Resource-Aware Partitioning: Clients choose individual cut layers according to memory, CPU, or link bandwidth constraints; optimal per-device split selection and wireless bandwidth allocation minimizes system-wide latency and maximizes overall training efficiency (Xu et al., 2023, Asif et al., 5 Jan 2026).
Personalized and Fair Learning: Multi-block splits and supplementary local heads enable transfer learning and personalized updates, ensuring high accuracy even for “thin” clients, with fairness guarantees on computation/workload allocation (Wadhwa et al., 2023, Yuan et al., 14 Aug 2025).

Token-fusion strategies across multimodal robots and collaborative robots in factories further exploit split points and resource-aware aggregation for robust, scalable, and low-latency training in industrial IoT (Ni et al., 7 Oct 2025).

5. Extensions: Auxiliary Losses, Decentralization, and Beyond

Communication/storage efficient FSL variants employ auxiliary networks (“heads”) at client cut layers to approximate the server loss, allowing for less frequent activation uploads (e.g., every $h$ mini-batches), with a single server model to eliminate $O(N)$ server memory growth (Mu et al., 2023, Mu et al., 21 Jul 2025).
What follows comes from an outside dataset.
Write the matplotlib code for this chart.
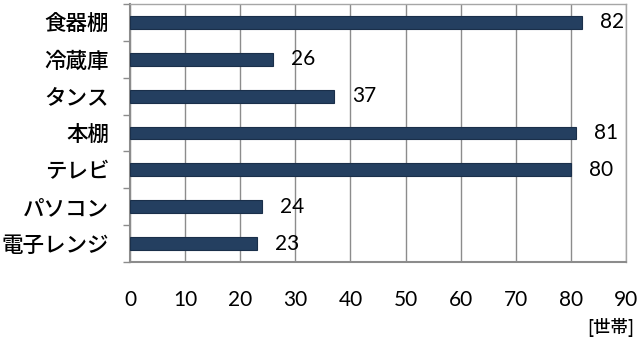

Formal convergence guarantees hold under mild assumptions (e.g., $O(1/\sqrt{T})$ for non-convex loss).

Super-network strategies (SuperSFL) sample client-specific subnetworks from a global weight-sharing backbone, dynamically fit to device-specific memory/latency profiles, fusing local and server gradients with depth- and loss-weighted aggregation, with up to $20\times$ communication reduction and $2$– $5\times$ round acceleration over baseline SFL (Asif et al., 5 Jan 2026).

Decentralized FSL on permissioned blockchains orchestrates split-training and FedAvg via transient fields and private data collections, fully removing central coordinators while maintaining near-centralized accuracy and scalable throughput (e.g., $94.1\%$ on CIFAR-10, $50\times$ clients) (Penedo et al., 10 Jul 2025).
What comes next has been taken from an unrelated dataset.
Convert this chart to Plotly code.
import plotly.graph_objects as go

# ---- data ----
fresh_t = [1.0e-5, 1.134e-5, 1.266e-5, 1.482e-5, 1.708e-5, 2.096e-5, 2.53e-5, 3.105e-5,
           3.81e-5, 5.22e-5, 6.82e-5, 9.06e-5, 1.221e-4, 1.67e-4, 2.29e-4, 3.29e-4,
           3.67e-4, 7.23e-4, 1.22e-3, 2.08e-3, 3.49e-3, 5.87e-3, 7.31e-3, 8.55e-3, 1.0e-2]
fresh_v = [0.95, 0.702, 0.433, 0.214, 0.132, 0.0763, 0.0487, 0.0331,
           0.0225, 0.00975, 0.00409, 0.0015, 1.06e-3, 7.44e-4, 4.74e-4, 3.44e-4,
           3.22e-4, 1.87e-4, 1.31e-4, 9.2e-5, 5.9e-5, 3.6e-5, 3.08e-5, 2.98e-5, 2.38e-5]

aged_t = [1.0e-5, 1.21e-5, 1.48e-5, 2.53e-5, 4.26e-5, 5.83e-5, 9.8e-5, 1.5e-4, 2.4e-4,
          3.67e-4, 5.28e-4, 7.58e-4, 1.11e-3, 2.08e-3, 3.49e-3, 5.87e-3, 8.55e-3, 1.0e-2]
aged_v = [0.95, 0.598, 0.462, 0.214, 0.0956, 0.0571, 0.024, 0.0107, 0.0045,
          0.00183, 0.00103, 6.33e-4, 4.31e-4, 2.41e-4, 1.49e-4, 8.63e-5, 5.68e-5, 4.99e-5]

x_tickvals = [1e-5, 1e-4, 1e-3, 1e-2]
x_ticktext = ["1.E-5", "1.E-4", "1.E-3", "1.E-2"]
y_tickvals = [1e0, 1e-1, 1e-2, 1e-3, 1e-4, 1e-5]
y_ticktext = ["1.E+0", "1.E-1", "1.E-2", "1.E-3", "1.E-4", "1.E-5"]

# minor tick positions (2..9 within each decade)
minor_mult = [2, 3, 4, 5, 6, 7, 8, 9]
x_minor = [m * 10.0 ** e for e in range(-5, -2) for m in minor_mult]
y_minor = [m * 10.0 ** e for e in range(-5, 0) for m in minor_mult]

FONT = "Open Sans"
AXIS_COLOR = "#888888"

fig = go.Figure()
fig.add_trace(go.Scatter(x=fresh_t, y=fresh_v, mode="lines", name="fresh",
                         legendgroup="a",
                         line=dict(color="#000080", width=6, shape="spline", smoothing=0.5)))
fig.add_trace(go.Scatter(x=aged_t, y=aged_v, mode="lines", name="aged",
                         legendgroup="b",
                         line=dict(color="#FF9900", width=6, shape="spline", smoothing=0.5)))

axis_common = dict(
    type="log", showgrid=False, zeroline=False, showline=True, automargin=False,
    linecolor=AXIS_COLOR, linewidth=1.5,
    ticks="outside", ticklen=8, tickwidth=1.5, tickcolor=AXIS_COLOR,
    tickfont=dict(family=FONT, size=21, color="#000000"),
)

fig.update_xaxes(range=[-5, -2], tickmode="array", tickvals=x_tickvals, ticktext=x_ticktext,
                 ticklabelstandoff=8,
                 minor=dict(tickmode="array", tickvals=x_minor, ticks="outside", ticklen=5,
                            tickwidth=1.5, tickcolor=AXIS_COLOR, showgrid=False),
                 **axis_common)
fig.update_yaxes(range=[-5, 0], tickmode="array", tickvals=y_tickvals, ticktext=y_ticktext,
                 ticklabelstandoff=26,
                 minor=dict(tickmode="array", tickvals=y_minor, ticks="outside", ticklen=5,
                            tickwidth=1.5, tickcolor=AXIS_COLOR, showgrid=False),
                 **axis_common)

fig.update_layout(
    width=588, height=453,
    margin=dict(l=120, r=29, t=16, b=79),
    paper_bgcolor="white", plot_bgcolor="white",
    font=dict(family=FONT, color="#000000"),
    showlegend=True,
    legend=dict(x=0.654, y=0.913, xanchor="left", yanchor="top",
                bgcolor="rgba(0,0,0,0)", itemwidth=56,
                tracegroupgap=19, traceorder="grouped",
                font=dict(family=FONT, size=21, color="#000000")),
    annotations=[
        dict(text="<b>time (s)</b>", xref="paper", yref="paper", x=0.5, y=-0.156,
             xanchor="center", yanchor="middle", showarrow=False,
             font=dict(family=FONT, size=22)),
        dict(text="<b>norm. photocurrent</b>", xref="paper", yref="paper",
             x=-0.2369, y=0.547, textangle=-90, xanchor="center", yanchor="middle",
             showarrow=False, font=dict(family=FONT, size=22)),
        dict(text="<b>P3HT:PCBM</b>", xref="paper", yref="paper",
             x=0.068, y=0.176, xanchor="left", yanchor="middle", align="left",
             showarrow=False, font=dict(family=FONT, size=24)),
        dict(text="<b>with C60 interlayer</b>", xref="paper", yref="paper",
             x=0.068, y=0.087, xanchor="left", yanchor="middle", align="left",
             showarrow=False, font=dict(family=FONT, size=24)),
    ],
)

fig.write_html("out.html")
FSL has also been successfully adapted for distributed sequential (RNN) learning over partitioned data, multimodal fusion, and privacy attacks/defenses (gradient inversion mitigation via zeroth-order optimization (Shi et al., 2024), local/cut-layer DP, and PixelDP techniques).
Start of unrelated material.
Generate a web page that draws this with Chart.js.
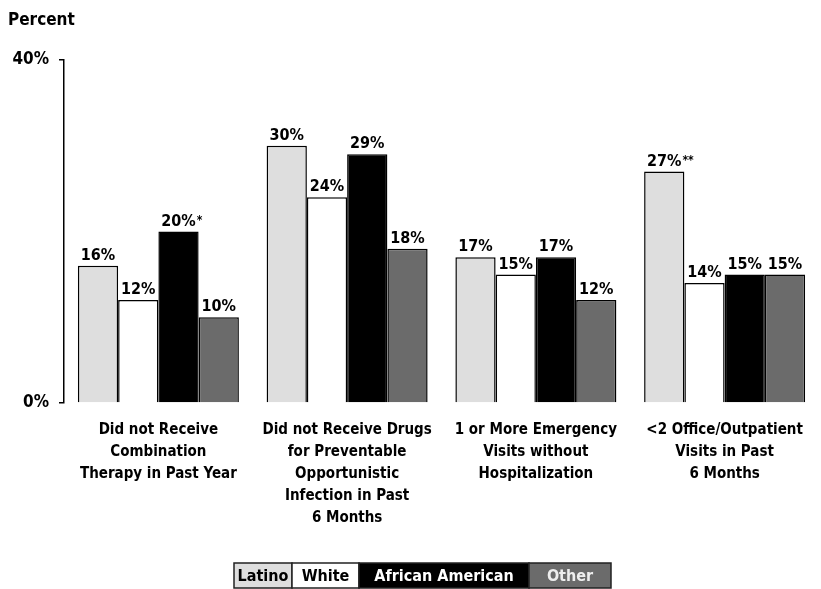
<!DOCTYPE html>
<html>
<head>
<meta charset="utf-8">
<script src="https://cdn.jsdelivr.net/npm/chart.js@4.4.1/dist/chart.umd.min.js"></script>
<style>
  html, body { margin: 0; padding: 0; background: #fff; }
  canvas { display: block; }
</style>
</head>
<body>
<canvas id="care" width="821" height="589"></canvas>
<script>
// categories and values (percent)
const categories = [
    ['Did not Receive', 'Combination', 'Therapy in Past Year'],
    ['Did not Receive Drugs', 'for Preventable', 'Opportunistic', 'Infection in Past', '6 Months'],
    ['1 or More Emergency', 'Visits without', 'Hospitalization'],
    ['<2 Office/Outpatient', 'Visits in Past', '6 Months']
];
const latino = [16, 30, 17, 27];
const white = [12, 24, 15, 14];
const africanAmerican = [20, 29, 17, 15];
const other = [10, 18, 12, 15];

// significance marks after the value labels
const latinoNotes = ['', '', '', '**'];
const whiteNotes = ['', '', '', ''];
const africanAmericanNotes = ['*', '', '', ''];
const otherNotes = ['', '', '', ''];

const yTicks = [0, 40];

const FONT = '"Liberation Sans Narrow", "DejaVu Sans Condensed", sans-serif';

// legend swatch widths and text colours
const legendWidths = [58, 67, 170, 82];
const legendText = ['#000', '#000', '#fff', '#eeeeee'];

const barLabels = {
    id: 'barLabels',
    afterDatasetsDraw(chart) {
        const ctx = chart.ctx;
        ctx.save();
        chart.data.datasets.forEach((ds, i) => {
            const meta = chart.getDatasetMeta(i);
            meta.data.forEach((bar, j) => {
                const txt = ds.data[j] + '%';
                ctx.font = 'bold 16px ' + FONT;
                ctx.fillStyle = '#000';
                ctx.textAlign = 'center';
                ctx.textBaseline = 'bottom';
                ctx.fillText(txt, bar.x, bar.y - 2);
                const note = ds.notes[j];
                if (note) {
                    const w = ctx.measureText(txt).width;
                    ctx.font = 'bold 12px ' + FONT;
                    ctx.textAlign = 'left';
                    ctx.textBaseline = 'top';
                    ctx.fillText(note, bar.x + w / 2 + 1, bar.y - 17);
                }
            });
        });
        ctx.restore();
    }
};

const extras = {
    id: 'extras',
    afterDraw(chart) {
        const ctx = chart.ctx;
        ctx.save();
        // axis heading
        ctx.font = 'bold 17px ' + FONT;
        ctx.fillStyle = '#000';
        ctx.textAlign = 'left';
        ctx.textBaseline = 'middle';
        ctx.fillText('Percent', 8, 21);

        // legend row of labelled boxes
        let x = 234;
        const top = 563, h = 25;
        chart.data.datasets.forEach((ds, i) => {
            const w = legendWidths[i];
            ctx.fillStyle = ds.backgroundColor;
            ctx.fillRect(x, top, w, h);
            ctx.strokeStyle = '#222';
            ctx.lineWidth = 1.5;
            ctx.strokeRect(x, top, w, h);
            ctx.font = 'bold 16px ' + FONT;
            ctx.fillStyle = legendText[i];
            ctx.textAlign = 'center';
            ctx.textBaseline = 'middle';
            ctx.fillText(ds.label, x + w / 2, top + h / 2 + 1);
            x += w;
        });
        ctx.restore();
    }
};

new Chart(document.getElementById('care'), {
    type: 'bar',
    data: {
        labels: categories,
        datasets: [
            { label: 'Latino', data: latino, notes: latinoNotes, backgroundColor: '#dedede' },
            { label: 'White', data: white, notes: whiteNotes, backgroundColor: '#ffffff' },
            { label: 'African American', data: africanAmerican, notes: africanAmericanNotes, backgroundColor: '#000000' },
            { label: 'Other', data: other, notes: otherNotes, backgroundColor: '#6b6b6b' }
        ]
    },
    options: {
        responsive: false,
        animation: false,
        devicePixelRatio: 1,
        layout: { padding: { top: 60, right: 2, bottom: 0, left: 0 } },
        datasets: {
            bar: {
                borderColor: '#000',
                borderWidth: 1.5,
                categoryPercentage: 0.853,
                barPercentage: 1
            }
        },
        plugins: {
            legend: { display: false },
            tooltip: { enabled: false }
        },
        scales: {
            x: {
                grid: { display: false, drawTicks: false },
                border: { display: false },
                ticks: {
                    color: '#000',
                    font: { family: FONT, size: 15, weight: 'bold', lineHeight: 1.47 },
                    padding: 16,
                    maxRotation: 0,
                    autoSkip: false
                },
                afterFit(scale) {
                    scale.height = 186;
                    scale.paddingLeft = 0;
                    scale.paddingRight = 0;
                }
            },
            y: {
                min: 0,
                max: 40,
                afterBuildTicks(scale) { scale.ticks = yTicks.map(v => ({ value: v })); },
                grid: { drawOnChartArea: false, drawTicks: true, tickLength: 5, color: '#000', lineWidth: 1.5 },
                border: { display: true, color: '#000', width: 1.5 },
                ticks: {
                    color: '#000',
                    font: { family: FONT, size: 17, weight: 'bold' },
                    padding: 10,
                    callback: v => v + '%'
                },
                afterFit(scale) { scale.width = 64; }
            }
        }
    },
    plugins: [barLabels, extras]
});
</script>
</body>
</html>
6. Experimental Performance and Practical Guidance

Empirical studies across real-world domains and simulated networks report:

UCI HAR FSL: $92\%$ peak accuracy (with DP $81\%$ at $\epsilon=80$ ), $7\%$ higher than FL, and $50\%$ round time reduction (Ndeko et al., 2024).
SCALA: Robust to extreme label skew ( $\alpha=2$ classes/client), e.g., $81.3\%$ (CIFAR-10), $60.7\%$ (CINIC-10), $43.1\%$ (CIFAR-100), outperforming FL/FedAvg/FedProx/Dyn baselines by up to $20$ points (Yang et al., 2024).
GSFL: $31.5\%$ end-to-end latency reduction at matched accuracy versus vanilla FL (Zhang et al., 2023).
Storage/comms scaling: $5$– $10\times$ bandwidth and $50$– $80\%$ server storage reduction (CSE-FSL, h=5–25) with $1$– $2\%$ accuracy degradation (Mu et al., 2023, Mu et al., 21 Jul 2025).
Decentralized FSL: Near-parity accuracy to centralized FSL, compressed epoch times (e.g., $30$ min vs $85$ min Ethereum-SL for CIFAR-10), and scalable ledger/network performance with stable latency up to $25$ clients (Penedo et al., 10 Jul 2025).

Table: Representative Communication Savings (CSE-FSL, CIFAR-10) | Method | Accuracy | Comm (GB) | Server Storage | |---------------|----------|-----------|---------------| | FSL_MC | 80.6% | 172.5 | 5.3M params | | CSE-FSL (h=5) | 76.5% | 18.1 | 1.6M params |

7. Open Directions and Limitations

Emerging challenges and future lines of investigation for FSL include:

Optimal, possibly adaptive, cut-layer selection using online learning or reinforcement learning agents (Lee et al., 2023).
Secure aggregation and robust DP mechanisms at both activations and server gradients.
Privacy-preserving extensions integrating with blockchain and secure multi-party protocols (Penedo et al., 10 Jul 2025).
Scaling to arbitrarily heterogeneous and intermittent clients by dynamic, resource-driven supernet partitioning (Asif et al., 5 Jan 2026).
Automated token fusion and split design in multimodal and hierarchical edge-cloud systems (Ni et al., 7 Oct 2025).
Trade-offs between accuracy, privacy resilience (activation invertibility), computation/energy, and communication remain an active frontier.

FSL represents a convergent paradigm that delivers substantial efficiency, scalability, and privacy gains over both FL and SL, with rich ongoing development spanning architecture, privacy, resource-aware deployment, and theoretical guarantees (Ndeko et al., 2024, Yang et al., 2024, Asif et al., 5 Jan 2026, Penedo et al., 10 Jul 2025).